Mike McGlone, senior commodities strategist at Bloomberg Intelligence, raises red flags about a metric that rarely gets as much attention as the dollar price but often tells a bigger story: how much gold one Bitcoin can actually buy.
In his latest notes and charts, McGlone said the balance of risk is ugly, noting that as of Dec. 22, the cross between Bitcoin and gold was close to 20x. Essentially, he is saying that it is more likely that Bitcoin’s value will fall 10 times its current value in 2026 than it is that it will rise 30 times its current value.
If that happens, Bitcoin’s purchasing power relative to gold will be cut in half, although the USD chart may not look as dramatic.

McGlone essentially says that the Bitcoin-to-gold ratio is acting as an early warning chart.
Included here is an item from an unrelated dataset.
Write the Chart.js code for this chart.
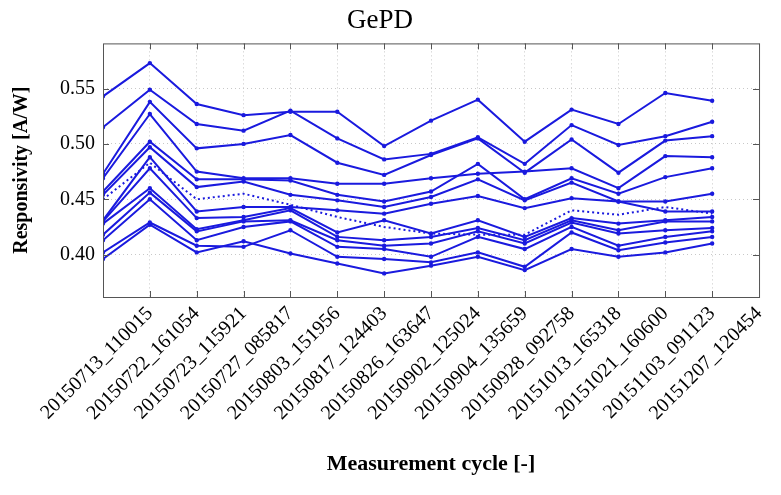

This ratio tends to come under pressure when recession risk increases, and there’s a reason why this ratio now appears next to the S&P 500 and market volatility. The key takeaway from this frame is that stock prices, volatility, and the Bitcoin-gold cross are still moving together more than people appreciate, with a correlation around 0.5376, meaning it’s still a “risk-on, risk-off” package.
Bitcoin will be worth $50,000 in 2026
Ultimately, McGlone zooms out to a 2026 outlook for “where the lows will be,” with core CPI easing toward 1%, oil near $40, gasoline around $2, and Bitcoin around $50,000.
He doesn’t insist on a date or exact target, but says that if U.S. stocks drop about 10% and continue to decline without heading back “north,” those are the kind of cycle-level prices that often appear when the market eventually resets.